Exercise details ::
Compute how many lines in the entries below contain "this", and output nothing but the number.

Excerpt from a dataset:
****************

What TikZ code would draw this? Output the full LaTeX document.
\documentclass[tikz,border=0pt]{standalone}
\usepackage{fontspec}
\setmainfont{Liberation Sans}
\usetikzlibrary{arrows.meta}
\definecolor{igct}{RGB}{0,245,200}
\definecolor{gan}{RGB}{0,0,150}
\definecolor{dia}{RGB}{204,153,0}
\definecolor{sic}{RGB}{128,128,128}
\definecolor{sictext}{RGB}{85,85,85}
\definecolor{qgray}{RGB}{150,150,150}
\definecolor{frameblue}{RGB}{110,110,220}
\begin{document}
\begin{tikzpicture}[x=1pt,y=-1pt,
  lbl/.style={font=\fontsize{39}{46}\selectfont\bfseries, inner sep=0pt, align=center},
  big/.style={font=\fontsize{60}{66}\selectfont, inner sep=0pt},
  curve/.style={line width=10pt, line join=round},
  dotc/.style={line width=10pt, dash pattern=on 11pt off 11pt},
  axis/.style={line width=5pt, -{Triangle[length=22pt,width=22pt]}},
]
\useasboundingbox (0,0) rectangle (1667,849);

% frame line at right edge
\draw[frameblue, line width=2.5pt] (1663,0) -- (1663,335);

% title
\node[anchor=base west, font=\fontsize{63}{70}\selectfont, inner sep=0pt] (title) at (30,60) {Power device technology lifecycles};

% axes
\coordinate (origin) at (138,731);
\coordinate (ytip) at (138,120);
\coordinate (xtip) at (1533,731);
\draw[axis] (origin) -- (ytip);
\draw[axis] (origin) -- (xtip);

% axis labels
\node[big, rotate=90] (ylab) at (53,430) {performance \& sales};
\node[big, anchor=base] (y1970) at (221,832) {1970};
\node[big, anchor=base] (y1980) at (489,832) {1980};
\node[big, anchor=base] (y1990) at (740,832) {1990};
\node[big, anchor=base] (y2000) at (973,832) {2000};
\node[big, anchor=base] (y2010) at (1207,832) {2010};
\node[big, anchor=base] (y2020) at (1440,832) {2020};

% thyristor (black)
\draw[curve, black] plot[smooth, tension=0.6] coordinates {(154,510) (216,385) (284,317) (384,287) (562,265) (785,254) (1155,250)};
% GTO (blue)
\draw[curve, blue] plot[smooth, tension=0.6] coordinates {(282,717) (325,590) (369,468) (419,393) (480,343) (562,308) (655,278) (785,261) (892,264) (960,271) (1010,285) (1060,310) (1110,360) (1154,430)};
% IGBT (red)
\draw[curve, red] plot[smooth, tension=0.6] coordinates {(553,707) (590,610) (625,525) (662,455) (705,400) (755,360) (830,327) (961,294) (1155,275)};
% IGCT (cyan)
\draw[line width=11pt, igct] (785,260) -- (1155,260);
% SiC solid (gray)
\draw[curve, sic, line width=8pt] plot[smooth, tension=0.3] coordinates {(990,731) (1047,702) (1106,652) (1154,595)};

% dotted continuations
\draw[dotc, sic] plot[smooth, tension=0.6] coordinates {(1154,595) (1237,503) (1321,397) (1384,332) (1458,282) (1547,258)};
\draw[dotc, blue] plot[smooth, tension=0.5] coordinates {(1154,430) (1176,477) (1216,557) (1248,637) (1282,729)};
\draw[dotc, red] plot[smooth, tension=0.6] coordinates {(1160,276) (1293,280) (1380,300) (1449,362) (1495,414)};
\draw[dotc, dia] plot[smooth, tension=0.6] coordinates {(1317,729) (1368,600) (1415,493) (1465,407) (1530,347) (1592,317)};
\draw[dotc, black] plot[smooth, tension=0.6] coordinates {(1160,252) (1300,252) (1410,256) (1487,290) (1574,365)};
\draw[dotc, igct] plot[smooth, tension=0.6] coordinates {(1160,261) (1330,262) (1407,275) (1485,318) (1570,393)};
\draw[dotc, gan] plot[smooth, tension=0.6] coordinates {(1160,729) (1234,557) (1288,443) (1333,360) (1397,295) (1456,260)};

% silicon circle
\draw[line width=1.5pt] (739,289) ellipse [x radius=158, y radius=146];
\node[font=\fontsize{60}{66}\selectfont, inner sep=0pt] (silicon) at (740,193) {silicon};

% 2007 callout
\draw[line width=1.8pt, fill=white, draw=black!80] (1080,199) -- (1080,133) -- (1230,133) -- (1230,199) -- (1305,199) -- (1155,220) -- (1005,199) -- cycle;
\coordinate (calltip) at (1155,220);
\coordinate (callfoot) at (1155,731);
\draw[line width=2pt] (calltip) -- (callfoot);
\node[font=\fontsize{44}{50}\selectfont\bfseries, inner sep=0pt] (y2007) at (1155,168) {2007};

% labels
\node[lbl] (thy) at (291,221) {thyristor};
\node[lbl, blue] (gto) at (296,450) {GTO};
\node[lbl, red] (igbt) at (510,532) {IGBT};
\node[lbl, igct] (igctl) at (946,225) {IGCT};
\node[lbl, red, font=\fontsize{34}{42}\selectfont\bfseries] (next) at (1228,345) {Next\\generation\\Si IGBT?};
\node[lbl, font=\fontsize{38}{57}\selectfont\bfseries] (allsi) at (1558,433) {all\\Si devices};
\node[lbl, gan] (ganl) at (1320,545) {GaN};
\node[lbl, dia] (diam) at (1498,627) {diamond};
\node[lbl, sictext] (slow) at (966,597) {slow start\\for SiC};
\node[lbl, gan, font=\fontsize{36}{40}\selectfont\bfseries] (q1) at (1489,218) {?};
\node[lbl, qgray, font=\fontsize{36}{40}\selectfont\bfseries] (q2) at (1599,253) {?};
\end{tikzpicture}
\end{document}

****************

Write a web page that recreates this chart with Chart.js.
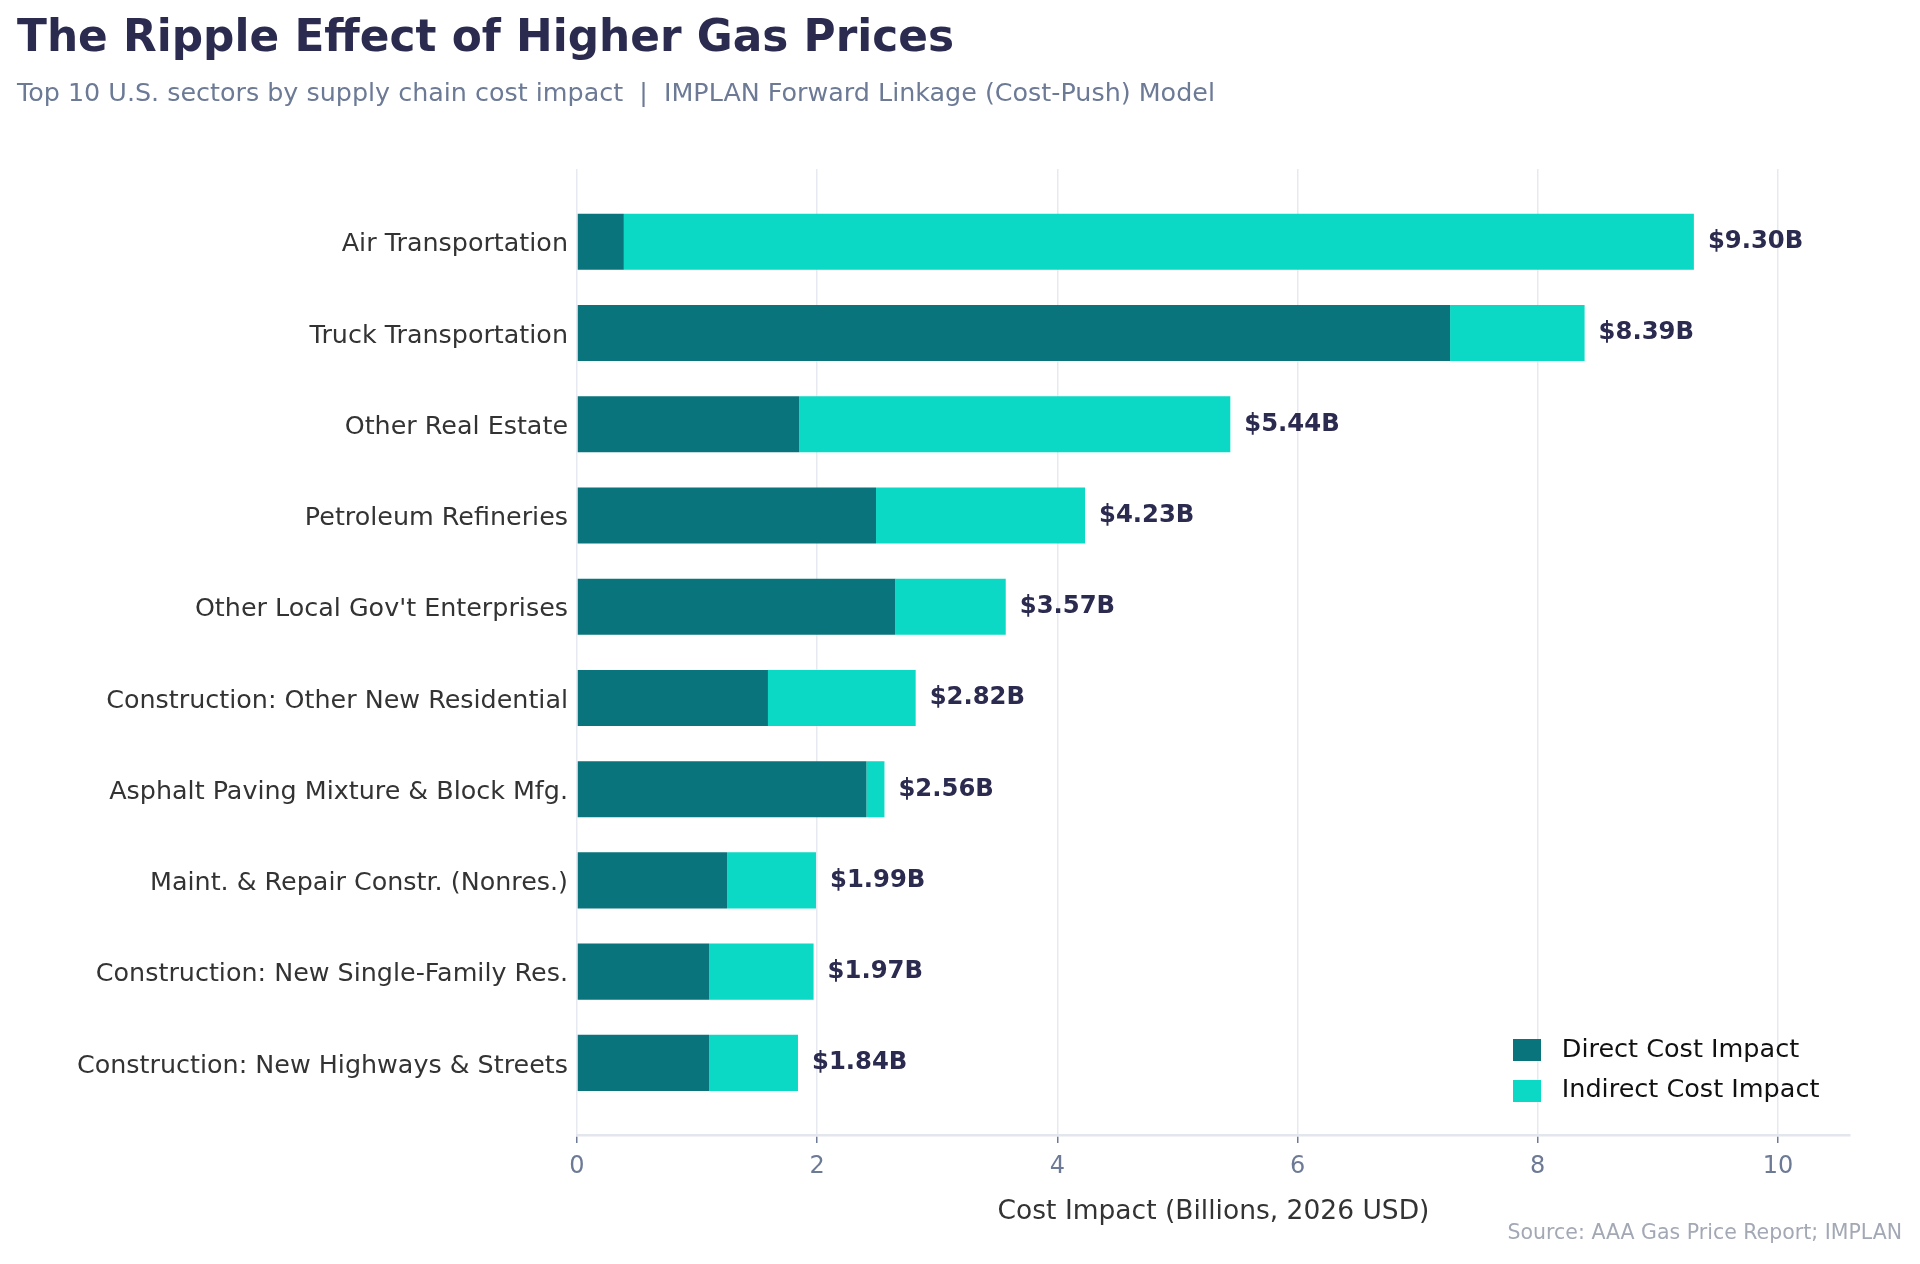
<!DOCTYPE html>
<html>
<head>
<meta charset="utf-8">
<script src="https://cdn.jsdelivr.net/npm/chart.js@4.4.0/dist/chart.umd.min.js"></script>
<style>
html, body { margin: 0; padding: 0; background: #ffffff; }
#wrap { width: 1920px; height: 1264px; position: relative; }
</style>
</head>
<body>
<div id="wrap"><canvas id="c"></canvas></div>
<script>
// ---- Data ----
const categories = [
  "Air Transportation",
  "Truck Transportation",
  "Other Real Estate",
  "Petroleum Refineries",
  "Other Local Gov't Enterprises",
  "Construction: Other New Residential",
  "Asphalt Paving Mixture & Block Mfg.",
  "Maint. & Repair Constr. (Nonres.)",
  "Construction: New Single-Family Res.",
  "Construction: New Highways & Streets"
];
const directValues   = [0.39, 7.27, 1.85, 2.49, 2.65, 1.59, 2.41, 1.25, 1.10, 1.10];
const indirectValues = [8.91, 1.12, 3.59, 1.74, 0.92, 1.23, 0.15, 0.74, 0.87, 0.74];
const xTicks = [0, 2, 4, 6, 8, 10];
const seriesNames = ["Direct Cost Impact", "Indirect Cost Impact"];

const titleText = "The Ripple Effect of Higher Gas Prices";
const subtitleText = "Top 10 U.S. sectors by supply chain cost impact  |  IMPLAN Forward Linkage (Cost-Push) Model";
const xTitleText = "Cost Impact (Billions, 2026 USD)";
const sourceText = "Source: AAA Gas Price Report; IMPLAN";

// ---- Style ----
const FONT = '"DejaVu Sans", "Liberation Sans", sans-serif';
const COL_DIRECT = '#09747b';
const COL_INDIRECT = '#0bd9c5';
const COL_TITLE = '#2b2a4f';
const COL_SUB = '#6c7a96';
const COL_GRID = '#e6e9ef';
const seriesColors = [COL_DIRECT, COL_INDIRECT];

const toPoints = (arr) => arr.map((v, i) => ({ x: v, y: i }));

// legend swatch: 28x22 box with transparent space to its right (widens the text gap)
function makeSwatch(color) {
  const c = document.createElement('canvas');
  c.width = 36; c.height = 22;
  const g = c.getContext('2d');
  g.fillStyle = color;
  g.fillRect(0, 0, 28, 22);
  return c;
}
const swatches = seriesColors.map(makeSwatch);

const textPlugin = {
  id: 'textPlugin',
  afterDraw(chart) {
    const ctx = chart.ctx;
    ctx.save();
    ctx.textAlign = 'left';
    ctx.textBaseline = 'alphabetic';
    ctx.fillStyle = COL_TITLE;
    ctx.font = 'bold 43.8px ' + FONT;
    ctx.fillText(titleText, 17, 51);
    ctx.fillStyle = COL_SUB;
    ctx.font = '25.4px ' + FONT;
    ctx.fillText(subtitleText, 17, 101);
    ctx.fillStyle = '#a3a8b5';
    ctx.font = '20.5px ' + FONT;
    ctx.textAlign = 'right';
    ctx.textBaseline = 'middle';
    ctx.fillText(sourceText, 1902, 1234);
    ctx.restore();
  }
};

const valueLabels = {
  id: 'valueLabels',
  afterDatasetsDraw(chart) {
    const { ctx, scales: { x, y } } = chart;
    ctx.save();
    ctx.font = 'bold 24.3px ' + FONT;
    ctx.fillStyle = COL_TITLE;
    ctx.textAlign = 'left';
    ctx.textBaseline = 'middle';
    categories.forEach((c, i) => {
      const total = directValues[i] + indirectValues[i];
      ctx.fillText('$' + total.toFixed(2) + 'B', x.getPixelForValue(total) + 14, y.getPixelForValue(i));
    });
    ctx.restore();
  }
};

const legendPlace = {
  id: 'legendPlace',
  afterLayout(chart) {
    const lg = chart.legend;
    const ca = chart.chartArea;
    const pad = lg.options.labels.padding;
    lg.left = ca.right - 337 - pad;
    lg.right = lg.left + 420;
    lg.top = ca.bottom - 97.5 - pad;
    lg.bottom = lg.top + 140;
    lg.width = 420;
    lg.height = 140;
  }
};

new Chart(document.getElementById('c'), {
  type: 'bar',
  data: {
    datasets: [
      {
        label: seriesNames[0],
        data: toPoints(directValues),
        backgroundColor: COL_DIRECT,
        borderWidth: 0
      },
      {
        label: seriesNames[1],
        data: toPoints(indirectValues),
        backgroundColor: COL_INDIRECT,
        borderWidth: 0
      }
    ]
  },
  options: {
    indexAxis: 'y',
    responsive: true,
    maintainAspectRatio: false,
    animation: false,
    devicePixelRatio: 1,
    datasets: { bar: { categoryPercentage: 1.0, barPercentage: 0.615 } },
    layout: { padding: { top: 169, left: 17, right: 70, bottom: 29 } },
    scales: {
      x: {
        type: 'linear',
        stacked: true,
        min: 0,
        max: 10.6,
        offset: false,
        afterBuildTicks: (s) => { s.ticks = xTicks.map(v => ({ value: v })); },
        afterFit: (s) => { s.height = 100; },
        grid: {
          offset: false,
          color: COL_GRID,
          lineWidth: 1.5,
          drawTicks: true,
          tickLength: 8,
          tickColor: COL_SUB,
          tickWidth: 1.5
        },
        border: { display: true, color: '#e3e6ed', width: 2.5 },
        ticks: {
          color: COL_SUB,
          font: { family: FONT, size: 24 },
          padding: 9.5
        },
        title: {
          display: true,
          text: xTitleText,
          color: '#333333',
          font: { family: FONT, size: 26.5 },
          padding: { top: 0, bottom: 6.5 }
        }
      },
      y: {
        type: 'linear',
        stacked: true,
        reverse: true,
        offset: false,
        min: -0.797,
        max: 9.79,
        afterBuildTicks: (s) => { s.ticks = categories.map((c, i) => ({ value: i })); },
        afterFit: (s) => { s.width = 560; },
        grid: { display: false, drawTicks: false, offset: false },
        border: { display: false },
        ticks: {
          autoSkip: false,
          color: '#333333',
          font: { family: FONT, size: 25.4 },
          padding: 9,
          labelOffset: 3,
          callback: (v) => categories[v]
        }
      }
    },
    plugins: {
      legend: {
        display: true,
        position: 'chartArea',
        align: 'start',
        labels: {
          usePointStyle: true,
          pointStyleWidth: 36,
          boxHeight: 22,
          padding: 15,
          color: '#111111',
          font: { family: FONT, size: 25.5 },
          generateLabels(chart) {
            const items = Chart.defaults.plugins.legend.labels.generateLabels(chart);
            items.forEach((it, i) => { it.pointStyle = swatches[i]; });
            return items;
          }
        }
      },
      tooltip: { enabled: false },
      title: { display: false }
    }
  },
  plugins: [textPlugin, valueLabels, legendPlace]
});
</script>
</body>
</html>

****************

Solution ::
2